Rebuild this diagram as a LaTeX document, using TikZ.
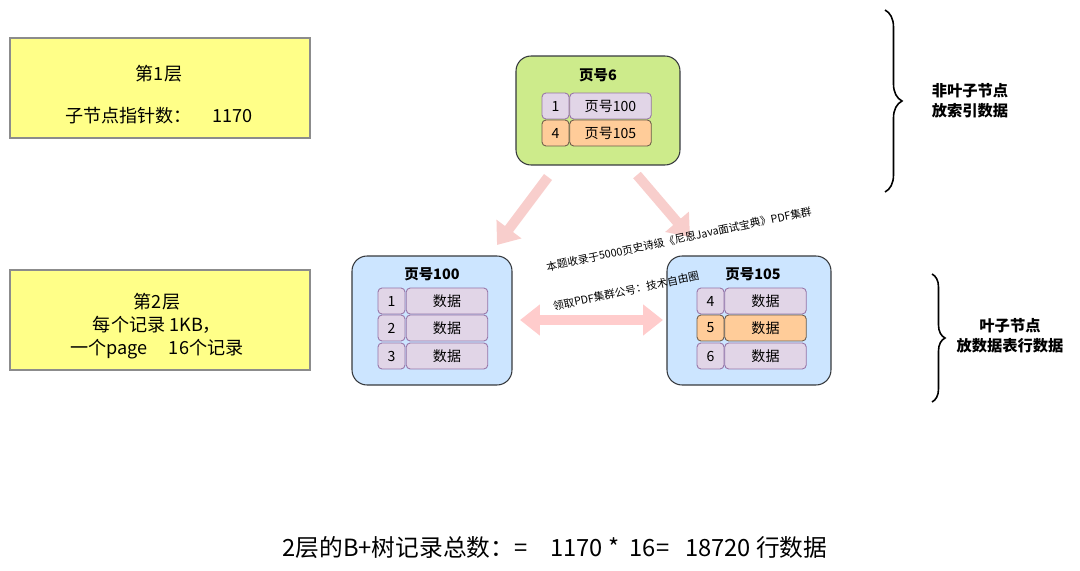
\documentclass[tikz,border=0pt]{standalone}
\usepackage{fontspec}
\setmainfont{Noto Sans CJK SC}
\usepackage{xcolor}
\usepackage{tikz}
\usetikzlibrary{arrows.meta, positioning, decorations.pathreplacing}

\definecolor{layerfill}{HTML}{FFFF88}
\definecolor{layerline}{HTML}{8C8C8C}
\definecolor{rootfill}{HTML}{CDEB8B}
\definecolor{leaffill}{HTML}{CCE5FF}
\definecolor{pageline}{HTML}{36393D}
\definecolor{cellfill}{HTML}{E1D5E7}
\definecolor{cellline}{HTML}{9673A6}
\definecolor{hotfill}{HTML}{FFCC99}
\definecolor{hotline}{HTML}{6B5A48}
\definecolor{linkpink}{HTML}{F8CECC}
\definecolor{linkrose}{HTML}{FFCCCC}

\tikzset{
  layerbox/.style={shape=rectangle, draw=layerline, fill=layerfill, line width=0.7pt, minimum width=6cm, minimum height=2cm},
  layertext/.style={align=center, inner sep=0pt, font=\fontsize{10.3}{13}\selectfont},
  pagebox/.style={shape=rectangle, rounded corners=0.3cm, draw=pageline, line width=0.6pt},
  pagetitle/.style={font=\bfseries\fontsize{8.2}{10}\selectfont, inner sep=0pt},
  idxcell/.style={shape=rectangle, rounded corners=0.08cm, draw=cellline, fill=cellfill, line width=0.5pt, minimum width=0.54cm, minimum height=0.52cm, inner sep=0pt, font=\fontsize{8}{10}\selectfont},
  datcell/.style={idxcell, minimum width=1.63cm},
  hotcell/.style={draw=hotline, fill=hotfill},
  bigarrow/.style={line width=0.2cm, -{Triangle[width=0.6cm, length=0.4cm]}},
  bracepath/.style={decorate, line width=0.9pt},
  notetext/.style={align=center, font=\bfseries\fontsize{8.7}{11.3}\selectfont},
  marktext/.style={rotate=12, inner sep=0pt, font=\fontsize{6.1}{7}\selectfont},
  sumtext/.style={inner sep=0pt, font=\fontsize{13.5}{16}\selectfont}
}

\begin{document}
\begin{tikzpicture}[x=0.02cm, y=-0.02cm]
			% Paths, nodes and wires:
			\useasboundingbox (0,0) rectangle (1080,571);
			\node[layerbox] (L1) at (160,88){};
			\node[layertext] (L1t) at (159,95){第1层\\[11pt]子节点指针数：\hspace{12pt}1170};
			\node[layerbox] (L2) at (160,320){};
			\node[layertext] (L2t) at (157,326){第2层\\每个记录 1KB，\\一个page\hspace{12pt}16个记录};
			\node[pagebox, fill=rootfill, minimum width=3.28cm, minimum height=2.18cm] (P6) at (598,110.5){};
			\node[pagetitle] (P6t) at (598,75){页号6};
			\node[idxcell] (P6i1) at (555.5,106){1};
			\node[datcell] (P6d1) at (610.5,106){页号100};
			\node[idxcell, hotcell] (P6i2) at (555.5,133){4};
			\node[datcell, hotcell] (P6d2) at (610.5,133){页号105};
			\node[pagebox, fill=leaffill, minimum width=3.2cm, minimum height=2.58cm] (P100) at (432,320.5){};
			\node[pagetitle] (P100t) at (432,274){页号100};
			\node[idxcell] (P100i1) at (391.5,301){1};
			\node[datcell] (P100d1) at (447,301){数据};
			\node[idxcell] (P100i2) at (391.5,328){2};
			\node[datcell] (P100d2) at (447,328){数据};
			\node[idxcell] (P100i3) at (391.5,356){3};
			\node[datcell] (P100d3) at (447,356){数据};
			\node[pagebox, fill=leaffill, minimum width=3.28cm, minimum height=2.58cm] (P105) at (749,320.5){};
			\node[pagetitle] (P105t) at (753,274){页号105};
			\node[idxcell] (P105i1) at (710.5,301){4};
			\node[datcell] (P105d1) at (765.5,301){数据};
			\node[idxcell, hotcell] (P105i2) at (710.5,328){5};
			\node[datcell, hotcell] (P105d2) at (765.5,328){数据};
			\node[idxcell] (P105i3) at (710.5,356){6};
			\node[datcell] (P105d3) at (765.5,356){数据};
			\coordinate (A1s) at (548,177);
			\coordinate (A1e) at (497,245);
			\coordinate (A2s) at (637,175);
			\coordinate (A2e) at (690,237);
			\coordinate (A3s) at (520,320);
			\coordinate (A3e) at (663,320);
			\draw[bigarrow, draw=linkpink, fill=linkpink] (A1s) -- (A1e);
			\draw[bigarrow, draw=linkpink, fill=linkpink] (A2s) -- (A2e);
			\draw[bigarrow, {Triangle[width=0.6cm, length=0.4cm]}-{Triangle[width=0.6cm, length=0.4cm]}, draw=linkrose, fill=linkrose] (A3s) -- (A3e);
			\node[marktext] (W1) at (679,239){本题收录于5000页史诗级《尼恩Java面试宝典》PDF集群};
			\node[marktext] (W2) at (626,291){领取PDF集群公号：技术自由圈};
			\coordinate (B1t) at (885,10);
			\coordinate (B1b) at (885,192);
			\draw[bracepath, decoration={brace, amplitude=0.34cm}] (B1t) -- (B1b);
			\coordinate (B2t) at (932,274);
			\coordinate (B2b) at (932,402);
			\draw[bracepath, decoration={brace, amplitude=0.26cm}] (B2t) -- (B2b);
			\node[notetext] (N1) at (970,101){非叶子节点\\放索引数据};
			\node[notetext] (N2) at (1010,336){叶子节点\\放数据表行数据};
			\node[sumtext] (S) at (555,548){2层的B+树记录总数：=\hspace{13pt}1170 *\hspace{6pt}16=\hspace{9pt}18720 行数据};
		\end{tikzpicture}
\end{document}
══════════
Do not include the images; transcribe the rest of the listing exactly.

_REPLY TO THE EXERCISE_:
Rebuild this diagram as a LaTeX document, using TikZ.
\documentclass[tikz,border=0pt]{standalone}
\usepackage{fontspec}
\setmainfont{Noto Sans CJK SC}
\usepackage{xcolor}
\usepackage{tikz}
\usetikzlibrary{arrows.meta, positioning, decorations.pathreplacing}

\definecolor{layerfill}{HTML}{FFFF88}
\definecolor{layerline}{HTML}{8C8C8C}
\definecolor{rootfill}{HTML}{CDEB8B}
\definecolor{leaffill}{HTML}{CCE5FF}
\definecolor{pageline}{HTML}{36393D}
\definecolor{cellfill}{HTML}{E1D5E7}
\definecolor{cellline}{HTML}{9673A6}
\definecolor{hotfill}{HTML}{FFCC99}
\definecolor{hotline}{HTML}{6B5A48}
\definecolor{linkpink}{HTML}{F8CECC}
\definecolor{linkrose}{HTML}{FFCCCC}

\tikzset{
  layerbox/.style={shape=rectangle, draw=layerline, fill=layerfill, line width=0.7pt, minimum width=6cm, minimum height=2cm},
  layertext/.style={align=center, inner sep=0pt, font=\fontsize{10.3}{13}\selectfont},
  pagebox/.style={shape=rectangle, rounded corners=0.3cm, draw=pageline, line width=0.6pt},
  pagetitle/.style={font=\bfseries\fontsize{8.2}{10}\selectfont, inner sep=0pt},
  idxcell/.style={shape=rectangle, rounded corners=0.08cm, draw=cellline, fill=cellfill, line width=0.5pt, minimum width=0.54cm, minimum height=0.52cm, inner sep=0pt, font=\fontsize{8}{10}\selectfont},
  datcell/.style={idxcell, minimum width=1.63cm},
  hotcell/.style={draw=hotline, fill=hotfill},
  bigarrow/.style={line width=0.2cm, -{Triangle[width=0.6cm, length=0.4cm]}},
  bracepath/.style={decorate, line width=0.9pt},
  notetext/.style={align=center, font=\bfseries\fontsize{8.7}{11.3}\selectfont},
  marktext/.style={rotate=12, inner sep=0pt, font=\fontsize{6.1}{7}\selectfont},
  sumtext/.style={inner sep=0pt, font=\fontsize{13.5}{16}\selectfont}
}

\begin{document}
\begin{tikzpicture}[x=0.02cm, y=-0.02cm]
			% Paths, nodes and wires:
			\useasboundingbox (0,0) rectangle (1080,571);
			\node[layerbox] (L1) at (160,88){};
			\node[layertext] (L1t) at (159,95){第1层\\[11pt]子节点指针数：\hspace{12pt}1170};
			\node[layerbox] (L2) at (160,320){};
			\node[layertext] (L2t) at (157,326){第2层\\每个记录 1KB，\\一个page\hspace{12pt}16个记录};
			\node[pagebox, fill=rootfill, minimum width=3.28cm, minimum height=2.18cm] (P6) at (598,110.5){};
			\node[pagetitle] (P6t) at (598,75){页号6};
			\node[idxcell] (P6i1) at (555.5,106){1};
			\node[datcell] (P6d1) at (610.5,106){页号100};
			\node[idxcell, hotcell] (P6i2) at (555.5,133){4};
			\node[datcell, hotcell] (P6d2) at (610.5,133){页号105};
			\node[pagebox, fill=leaffill, minimum width=3.2cm, minimum height=2.58cm] (P100) at (432,320.5){};
			\node[pagetitle] (P100t) at (432,274){页号100};
			\node[idxcell] (P100i1) at (391.5,301){1};
			\node[datcell] (P100d1) at (447,301){数据};
			\node[idxcell] (P100i2) at (391.5,328){2};
			\node[datcell] (P100d2) at (447,328){数据};
			\node[idxcell] (P100i3) at (391.5,356){3};
			\node[datcell] (P100d3) at (447,356){数据};
			\node[pagebox, fill=leaffill, minimum width=3.28cm, minimum height=2.58cm] (P105) at (749,320.5){};
			\node[pagetitle] (P105t) at (753,274){页号105};
			\node[idxcell] (P105i1) at (710.5,301){4};
			\node[datcell] (P105d1) at (765.5,301){数据};
			\node[idxcell, hotcell] (P105i2) at (710.5,328){5};
			\node[datcell, hotcell] (P105d2) at (765.5,328){数据};
			\node[idxcell] (P105i3) at (710.5,356){6};
			\node[datcell] (P105d3) at (765.5,356){数据};
			\coordinate (A1s) at (548,177);
			\coordinate (A1e) at (497,245);
			\coordinate (A2s) at (637,175);
			\coordinate (A2e) at (690,237);
			\coordinate (A3s) at (520,320);
			\coordinate (A3e) at (663,320);
			\draw[bigarrow, draw=linkpink, fill=linkpink] (A1s) -- (A1e);
			\draw[bigarrow, draw=linkpink, fill=linkpink] (A2s) -- (A2e);
			\draw[bigarrow, {Triangle[width=0.6cm, length=0.4cm]}-{Triangle[width=0.6cm, length=0.4cm]}, draw=linkrose, fill=linkrose] (A3s) -- (A3e);
			\node[marktext] (W1) at (679,239){本题收录于5000页史诗级《尼恩Java面试宝典》PDF集群};
			\node[marktext] (W2) at (626,291){领取PDF集群公号：技术自由圈};
			\coordinate (B1t) at (885,10);
			\coordinate (B1b) at (885,192);
			\draw[bracepath, decoration={brace, amplitude=0.34cm}] (B1t) -- (B1b);
			\coordinate (B2t) at (932,274);
			\coordinate (B2b) at (932,402);
			\draw[bracepath, decoration={brace, amplitude=0.26cm}] (B2t) -- (B2b);
			\node[notetext] (N1) at (970,101){非叶子节点\\放索引数据};
			\node[notetext] (N2) at (1010,336){叶子节点\\放数据表行数据};
			\node[sumtext] (S) at (555,548){2层的B+树记录总数：=\hspace{13pt}1170 *\hspace{6pt}16=\hspace{9pt}18720 行数据};
		\end{tikzpicture}
\end{document}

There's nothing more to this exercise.